• _What to produce_: Repeat every line, exactly, from the very first through the one where "Chart.register(...registerables);" appears. Add nothing else.

— start of Record extracts —

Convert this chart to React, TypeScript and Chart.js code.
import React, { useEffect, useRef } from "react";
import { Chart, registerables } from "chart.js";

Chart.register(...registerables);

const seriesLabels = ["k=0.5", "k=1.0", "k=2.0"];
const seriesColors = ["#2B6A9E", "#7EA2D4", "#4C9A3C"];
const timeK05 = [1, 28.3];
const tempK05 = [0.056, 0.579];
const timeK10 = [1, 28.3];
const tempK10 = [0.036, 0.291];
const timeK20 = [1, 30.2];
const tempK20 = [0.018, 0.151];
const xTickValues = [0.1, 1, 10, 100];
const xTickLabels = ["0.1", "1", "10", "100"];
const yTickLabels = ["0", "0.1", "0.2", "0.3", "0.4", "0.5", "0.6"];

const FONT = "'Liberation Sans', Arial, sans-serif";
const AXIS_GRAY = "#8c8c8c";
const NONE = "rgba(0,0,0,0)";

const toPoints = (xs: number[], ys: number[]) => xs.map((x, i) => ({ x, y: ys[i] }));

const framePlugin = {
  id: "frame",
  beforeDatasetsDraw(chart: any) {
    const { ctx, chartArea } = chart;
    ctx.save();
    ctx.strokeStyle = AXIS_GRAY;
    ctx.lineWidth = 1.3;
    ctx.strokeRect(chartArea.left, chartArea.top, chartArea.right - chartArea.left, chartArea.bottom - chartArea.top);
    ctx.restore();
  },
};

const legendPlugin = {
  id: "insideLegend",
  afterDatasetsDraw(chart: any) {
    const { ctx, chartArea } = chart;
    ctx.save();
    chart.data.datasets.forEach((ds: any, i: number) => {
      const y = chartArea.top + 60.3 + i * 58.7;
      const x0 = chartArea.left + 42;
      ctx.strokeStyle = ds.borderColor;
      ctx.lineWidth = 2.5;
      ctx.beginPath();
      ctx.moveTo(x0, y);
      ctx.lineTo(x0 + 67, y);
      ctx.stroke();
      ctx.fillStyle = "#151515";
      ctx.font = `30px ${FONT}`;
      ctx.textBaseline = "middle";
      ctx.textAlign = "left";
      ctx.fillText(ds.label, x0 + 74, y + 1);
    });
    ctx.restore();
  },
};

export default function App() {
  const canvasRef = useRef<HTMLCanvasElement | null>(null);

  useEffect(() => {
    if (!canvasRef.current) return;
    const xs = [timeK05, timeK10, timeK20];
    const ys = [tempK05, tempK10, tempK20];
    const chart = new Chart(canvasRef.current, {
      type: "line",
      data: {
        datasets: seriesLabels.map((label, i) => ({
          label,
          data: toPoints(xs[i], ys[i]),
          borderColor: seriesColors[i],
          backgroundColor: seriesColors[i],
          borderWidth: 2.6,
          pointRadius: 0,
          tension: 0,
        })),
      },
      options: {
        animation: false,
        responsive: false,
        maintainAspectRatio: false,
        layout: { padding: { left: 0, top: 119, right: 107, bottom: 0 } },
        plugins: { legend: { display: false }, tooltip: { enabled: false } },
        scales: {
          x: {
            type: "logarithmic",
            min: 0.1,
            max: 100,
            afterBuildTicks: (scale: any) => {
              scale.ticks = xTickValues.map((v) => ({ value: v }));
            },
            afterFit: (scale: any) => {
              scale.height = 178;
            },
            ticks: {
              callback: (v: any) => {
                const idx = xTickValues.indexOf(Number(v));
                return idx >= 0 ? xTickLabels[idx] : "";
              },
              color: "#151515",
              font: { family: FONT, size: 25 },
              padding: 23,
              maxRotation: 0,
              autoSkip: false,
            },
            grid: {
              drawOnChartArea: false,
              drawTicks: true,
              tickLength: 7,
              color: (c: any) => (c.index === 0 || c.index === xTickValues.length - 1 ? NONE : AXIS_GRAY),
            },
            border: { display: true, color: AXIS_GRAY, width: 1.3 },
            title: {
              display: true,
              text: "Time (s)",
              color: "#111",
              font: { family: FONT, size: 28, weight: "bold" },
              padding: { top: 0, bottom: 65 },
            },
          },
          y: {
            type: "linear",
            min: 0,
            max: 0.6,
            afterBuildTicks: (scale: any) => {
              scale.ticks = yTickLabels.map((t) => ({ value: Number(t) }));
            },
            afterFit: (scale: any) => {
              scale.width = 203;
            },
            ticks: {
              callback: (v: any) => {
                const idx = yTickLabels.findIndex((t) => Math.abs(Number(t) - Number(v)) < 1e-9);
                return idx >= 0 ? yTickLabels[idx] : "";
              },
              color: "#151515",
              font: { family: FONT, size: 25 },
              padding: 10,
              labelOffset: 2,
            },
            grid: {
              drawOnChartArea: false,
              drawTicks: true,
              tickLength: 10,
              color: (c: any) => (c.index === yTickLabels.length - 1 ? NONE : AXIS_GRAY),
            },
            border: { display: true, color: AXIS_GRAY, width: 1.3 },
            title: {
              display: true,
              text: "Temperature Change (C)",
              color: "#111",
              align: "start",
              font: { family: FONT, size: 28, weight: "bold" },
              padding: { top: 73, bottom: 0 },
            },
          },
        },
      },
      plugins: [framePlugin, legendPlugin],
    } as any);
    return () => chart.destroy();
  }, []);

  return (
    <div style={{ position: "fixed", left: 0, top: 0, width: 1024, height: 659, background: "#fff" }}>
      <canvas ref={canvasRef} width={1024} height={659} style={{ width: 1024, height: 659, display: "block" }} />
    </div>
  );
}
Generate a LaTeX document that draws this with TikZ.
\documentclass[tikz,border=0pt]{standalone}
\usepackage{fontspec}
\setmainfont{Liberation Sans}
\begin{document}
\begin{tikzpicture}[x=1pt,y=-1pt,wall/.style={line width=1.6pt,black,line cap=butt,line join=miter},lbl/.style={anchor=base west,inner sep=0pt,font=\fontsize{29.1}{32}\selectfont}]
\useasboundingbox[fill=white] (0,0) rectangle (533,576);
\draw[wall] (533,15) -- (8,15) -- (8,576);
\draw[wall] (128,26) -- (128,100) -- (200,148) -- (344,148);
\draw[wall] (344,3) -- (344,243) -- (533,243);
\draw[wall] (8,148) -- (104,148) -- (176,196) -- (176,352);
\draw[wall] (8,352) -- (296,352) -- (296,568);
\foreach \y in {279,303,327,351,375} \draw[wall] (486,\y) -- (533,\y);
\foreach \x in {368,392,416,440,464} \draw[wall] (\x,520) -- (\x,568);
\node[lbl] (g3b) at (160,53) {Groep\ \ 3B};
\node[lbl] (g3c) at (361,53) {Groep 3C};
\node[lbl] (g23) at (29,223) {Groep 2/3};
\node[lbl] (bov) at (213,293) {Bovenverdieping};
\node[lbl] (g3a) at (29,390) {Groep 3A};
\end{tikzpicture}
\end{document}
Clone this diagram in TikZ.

— end of Record extracts —

• _Full output_:
Convert this chart to React, TypeScript and Chart.js code.
import React, { useEffect, useRef } from "react";
import { Chart, registerables } from "chart.js";

Chart.register(...registerables);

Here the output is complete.